Our Dr. Miles Intervention this morning comes from a situation Rebekah found herself in a couple of days ago.
While exiting the building one day after work, she was walking ahead of a man she did not know. She got to the door first, and proceeded to open it for the guy. HOWEVER, the dude insisted Rebekah made her way out first.
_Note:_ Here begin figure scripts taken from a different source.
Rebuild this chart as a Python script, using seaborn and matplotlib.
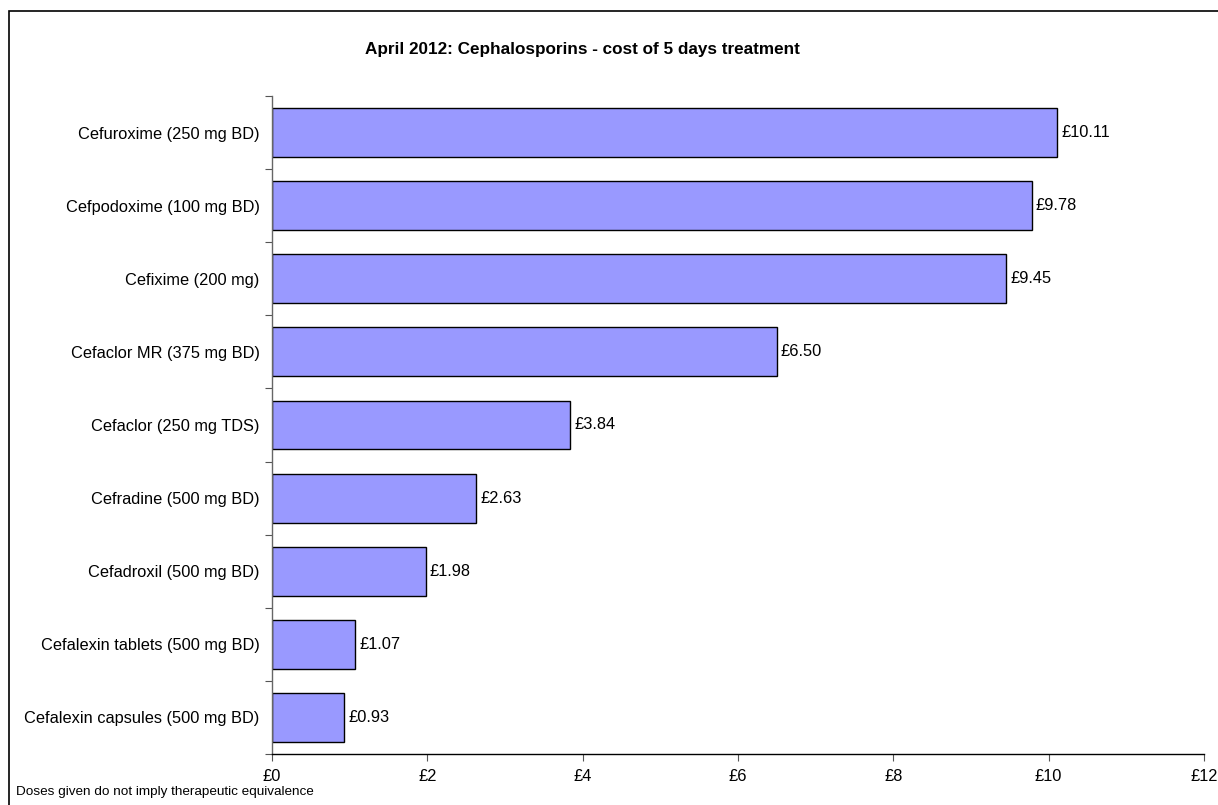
import matplotlib
matplotlib.use("Agg")
import matplotlib.pyplot as plt
import seaborn as sns
import numpy as np
from matplotlib.patches import Rectangle
from matplotlib.ticker import FixedLocator

drugs = [
    "Cefuroxime (250 mg BD)",
    "Cefpodoxime (100 mg BD)",
    "Cefixime (200 mg)",
    "Cefaclor MR (375 mg BD)",
    "Cefaclor (250 mg TDS)",
    "Cefradine (500 mg BD)",
    "Cefadroxil (500 mg BD)",
    "Cefalexin tablets (500 mg BD)",
    "Cefalexin capsules (500 mg BD)",
]
costs = [10.11, 9.78, 9.45, 6.50, 3.84, 2.63, 1.98, 1.07, 0.93]
x_ticks = [0, 2, 4, 6, 8, 10, 12]
x_tick_labels = ["£0", "£2", "£4", "£6", "£8", "£10", "£12"]

sns.set_theme(style="white")
plt.rcParams["font.family"] = ["Liberation Sans", "DejaVu Sans"]
plt.rcParams["text.color"] = "black"
plt.rcParams["xtick.color"] = "black"
plt.rcParams["ytick.color"] = "black"

label_size = 11.8

fig = plt.figure(figsize=(12.18, 8.05), dpi=100)
ax = fig.add_axes([0.2233, 0.0634, 0.7652, 0.8173])

sns.barplot(x=costs, y=drugs, orient="h", color="#9999FF", saturation=1,
            edgecolor="black", linewidth=1.0, width=0.67, ax=ax)

for i, v in enumerate(costs):
    ax.annotate(f"£{v:.2f}", xy=(v, i), xytext=(3, 0), textcoords="offset points",
                va="center", ha="left", fontsize=label_size, color="black")

ax.set_xlim(0, 12)
ax.set_ylim(len(drugs) - 0.5, -0.5)
ax.set_xticks(x_ticks)
ax.set_xticklabels(x_tick_labels, fontsize=label_size)
ax.tick_params(axis="x", which="major", direction="out", length=5, width=0.8,
               color="#555555", bottom=True, pad=6)
ax.tick_params(axis="y", which="major", length=0, pad=9, labelsize=label_size)
ax.yaxis.set_minor_locator(FixedLocator(np.arange(-0.5, len(drugs), 1.0)))
ax.tick_params(axis="y", which="minor", direction="out", length=5, width=0.8,
               color="#555555", left=True)
ax.set_xlabel("")
ax.set_ylabel("")
for s in ["top", "right"]:
    ax.spines[s].set_visible(False)
ax.spines["left"].set_color("#666666")
ax.spines["bottom"].set_color("black")
ax.spines["left"].set_linewidth(1.0)
ax.spines["bottom"].set_linewidth(1.0)

fig.text(0.478, 0.938, "April 2012: Cephalosporins - cost of 5 days treatment",
         ha="center", va="center", fontsize=12.3, fontweight="bold")
fig.text(0.013, 0.0125, "Doses given do not imply therapeutic equivalence",
         ha="left", va="baseline", fontsize=9.7)

# chart frame: its right and bottom edges run past the canvas
fig.patches.append(Rectangle((9 / 1218, -0.1), 1.2, 1.1 - 11 / 805,
                             transform=fig.transFigure, fill=False,
                             edgecolor="black", linewidth=1.2))

fig.savefig("out.png", dpi=100)
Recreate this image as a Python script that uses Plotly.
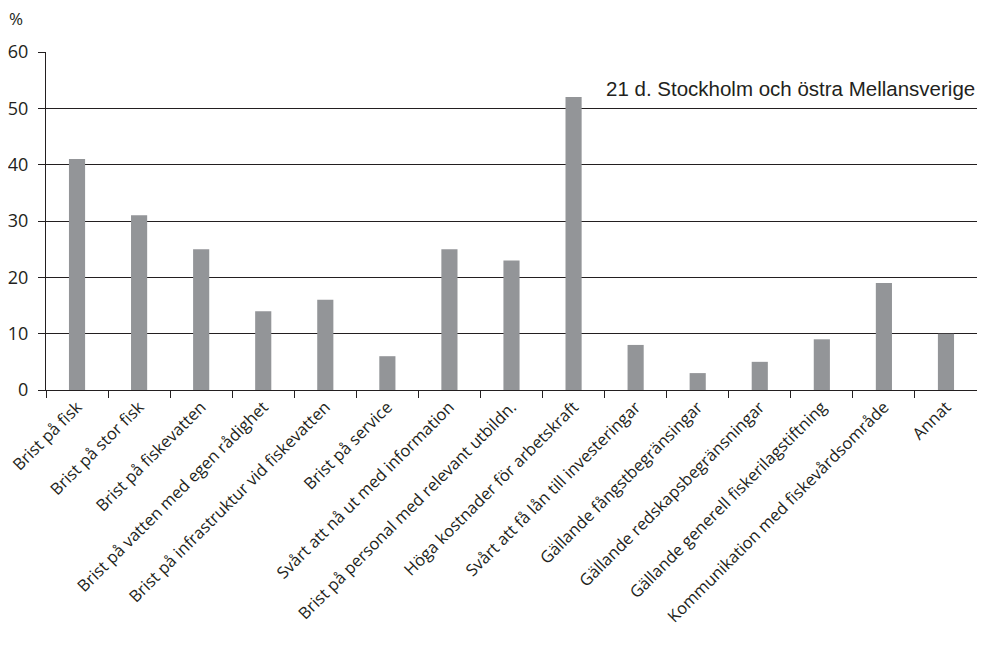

He refused to let her open the door for him.
Now was it chivalrous for this man to refuse to let Rebekah open the door for him, as chivalry usually dictates men abiding by a set of standards and morals regarding the treatment of women.
But was it actually sexist for this man to insist Rebekah go through the door first, no matter what?
A woman named Runjhun Noopur explained on YourTango that sometimes, she doesn’t know if she should feel “offended or flattered” because sometimes the gesture of chivalry can feel “so utterly idiotic and patronizing.”
Noopur wrote that one time, a male friend insisted on escorting her down a snowy hill, despite the hill being less than 100 meters long, and she was in no evident danger of being “eaten by wolves, animals, or humankind.”
Still, the friend insisted he escort her down the hill because “it was how a lady should be treated.”
Noopur says it was a “strange mixture of adorably sweet intent and annoyingly patronizing alpha male instinct. I settled for it being adorable but made it a point to tell him that it was kind of patronizing.”
So what is the true definition of Chivalry? Do we even need it? Are there any types of Chilvary we need to move on from?